Brocchittolu (brocca), primi del Novecento

Ceramica

La ceramica sarda di antica tradizione si è espressa essenzialmente nelle terrecotte, in alcuni casi invetriate mediante galena piombifera, realizzate al tornio. L'isola, ricca di argille, aveva in Oristano il centro più attivo e di eccellenza; altri erano Assemini, Villaputzu e Dorgali. I ceramisti di Pabillonis, a sud di Oristano, erano specializzati nella realizzazione di stoviglie (pentole e casseruole) pirofile. Ma una limitata produzione di terrecotte era presente in molti altri centri sparsi sull'intero territorio isolano. In numerosi villaggi, ad esempio, si è serbata memoria della produzione locale, cotta in una primitiva fornace, di tegole ("coppo sardo", mediamente più grande della dimensione oggi corrente) o, più raramente, di mattoni pieni. Tuttavia, le tegole così ottenute avevano vita breve a causa della non perfetta pulitura dell'argilla dalle materie estranee che ne facilitavano la fessurazione.
Le forme d'uso domestico più diffuse sono state due: la brocca, quella principale, e la conca.

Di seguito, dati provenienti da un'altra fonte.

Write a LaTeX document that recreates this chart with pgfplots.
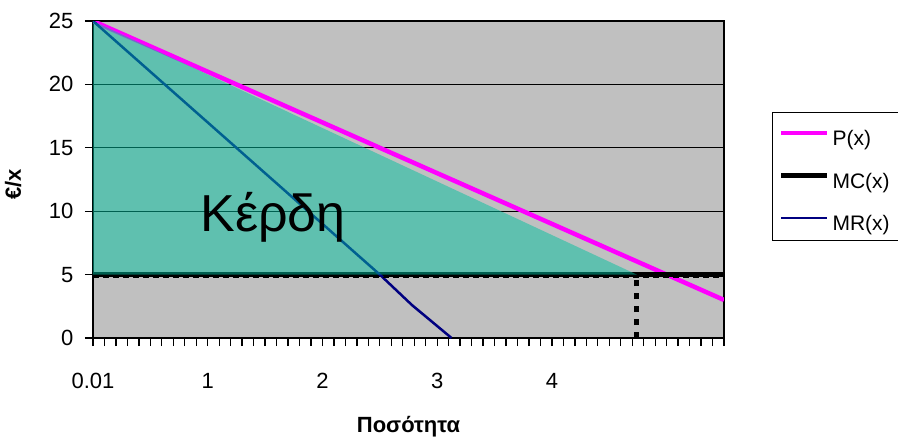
\documentclass[border=0pt]{standalone}
\usepackage{fontspec}
\setmainfont{Liberation Sans}
\usepackage{pgfplots}
\pgfplotsset{compat=1.18}
\definecolor{plotgray}{RGB}{192,192,192}
\definecolor{areagreen}{RGB}{0,192,160}
\definecolor{navyline}{RGB}{0,0,128}
\definecolor{magline}{RGB}{255,0,255}
\begin{document}
\begin{tikzpicture}
\begin{axis}[
  name=ax,
  at={(0,0)}, anchor=south west,
  scale only axis,
  width=631pt, height=317pt,
  xmin=0, xmax=5.5, ymin=0, ymax=25,
  axis background/.style={fill=plotgray},
  axis line style={line width=1.5pt, black},
  xtick={0,1,2,3,4},
  xticklabels={0.01,1,2,3,4},
  minor xtick={0.1,0.2,0.3,0.4,0.5,0.6,0.7,0.8,0.9,1.1,1.2,1.3,1.4,1.5,1.6,1.7,1.8,1.9,2.1,2.2,2.3,2.4,2.5,2.6,2.7,2.8,2.9,3.1,3.2,3.3,3.4,3.5,3.6,3.7,3.8,3.9,4.1,4.2,4.3,4.4,4.5,4.6,4.7,4.8,4.9,5.0,5.1,5.2,5.3,5.4,5.5},
  ytick={0,5,10,15,20,25},
  tick align=outside,
  major tick length=8pt, minor tick length=8pt,
  tick style={line width=1.3pt, black},
  ymajorgrids,
  major grid style={line width=1.2pt, black},
  xtick pos=bottom, ytick pos=left,
  /pgf/number format/assume math mode=true,
  ticklabel style={font=\fontsize{22}{26}\selectfont},
  xticklabel style={yshift=-24pt},
  yticklabel style={xshift=-8pt},
  xlabel={\textbf{Ποσότητα}},
  ylabel={\textbf{€/x}},
  xlabel style={font=\fontsize{22}{26}\selectfont, at={(axis description cs:0.5,0)}, anchor=base, yshift=-94pt},
  ylabel style={font=\fontsize{22}{26}\selectfont, at={(axis description cs:0,0.5)}, anchor=base, yshift=72pt, xshift=-5pt},
  legend style={at={(1.076,0.713)}, anchor=north west, draw=black, line width=1.2pt, fill=white,
    font=\fontsize{21}{25}\selectfont, inner xsep=6pt, inner ysep=2pt,
    nodes={inner sep=3pt, text height=28pt, text depth=5pt}, row sep=3.5pt},
  legend cell align=left,
  legend image code/.code={\draw[#1] (0pt,1pt) -- (46pt,1pt);},
]
\addplot[magline, line width=4.5pt] coordinates {
  (0,25) (0.5,23) (1,21) (1.5,19) (2,17) (2.5,15) (3,13) (3.5,11) (4,9) (4.5,7) (5,5) (5.5,3)};
\addlegendentry{P(x)}
\addplot[black, line width=5pt] coordinates {(0,5) (5.5,5)};
\addlegendentry{MC(x)}
\addplot[navyline, line width=2.5pt] coordinates {
  (0,25) (1,17) (2,9) (2.5,5) (2.78,2.6) (3.125,0)};
\addlegendentry{MR(x)}
\addplot[forget plot, black, line width=1.5pt, dash pattern=on 6pt off 4pt] coordinates {(0,4.78) (5.5,4.78)};
\addplot[forget plot, black, line width=5pt, dash pattern=on 6pt off 7pt] coordinates {(4.74,0) (4.74,4.8)};
\addplot[forget plot, draw=none, fill=areagreen, fill opacity=0.5] coordinates {(0,25) (4.74,5) (0,5) (0,25)};
\node[anchor=base, font=\fontsize{52}{60}\selectfont] at (axis cs:1.57,8.36) {Κέρδη};
\end{axis}
\pgfresetboundingbox
\path[use as bounding box] (ax.south west) ++(-93pt,-102pt) rectangle ++(898pt,440pt);
\end{tikzpicture}
\end{document}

La brocca era destinata al prelievo dell'acqua potabile, in assenza di una rete idrica pubblica. In casa aveva un posto riservato che prevedeva la raccolta dei liquidi di trasudamento; in estate si copriva con un panno umido per mantenere costante la temperatura dell'acqua. Allargata nella bocca e nel collo, e portata da due a quattro manici ("asas"), diventava contenitore per cibi (miele, lardo, frutta, olive). Diffusa capillarmente in tutta l'isola, la brocca è rimasta il simbolo della perizia dei tornitori sardi (che per entrare nella corporazione dovevano saper realizzare tale manufatto in dimensioni scalari) e dei fornaciai, specializzazioni racchiuse nella generica definizione di artigiano della creta.
Essa mostrava leggere differenze nella forma della pancia, del collo, delle anse, a seconda del centro di produzione dove, naturalmente, erano realizzate in misure differenti, dalla piccola ("brocchittolu"), alla media ("brocchitta"), alla più grande. Una variante occasionale della brocca, realizzata a Oristano, era quella detta "della festa" o "della sposa", arricchita da aggiunte plastiche con veri e propri cicli narrativi tematici. Questa brocca rituale, pezzo di bravura recante spesso il nome dell'autore, era, a differenza di quella d'uso, invetriata con la galena che ne dava la caratteristica colorazione nelle sfumature del verde o del giallo, a seconda che vi prevalesse il rame o il ferro.
La conca ("scivedda, tianu"), grande bacile tronco-conico, era destinata principalmente a coadiuvare le fasi della panificazione: col bordo basso quella destinata alla lavorazione dell'impasto, alto qualora fosse impiegata per la lievitazione. Questa prassi panificatoria, diffusa nelle aree a vocazione frumentaria della Sardegna, quindi al centro-sud, determina in queste zone la massima diffusione della conca. Se ne conoscono rari esemplari istoriati, destinati a un uso rituale.
La modellazione di brocche e conche, ancora negli anni Cinquanta del secolo XX, avveniva per mezzo del tornio azionato dal piede. Una brocca di medie dimensioni piena d'acqua, portata un tempo sul capo attraverso la mediazione di un cercine in tessuto, aveva un certo peso: obiettivo del tornitore era dunque quello di realizzare un manufatto dai bordi sottili (in tal senso le pentole pirofile originarie di Pabillonis presentano spessori di impressionante sottigliezza), prassi completamente tradita dall'attuale produzione a scopo turistico.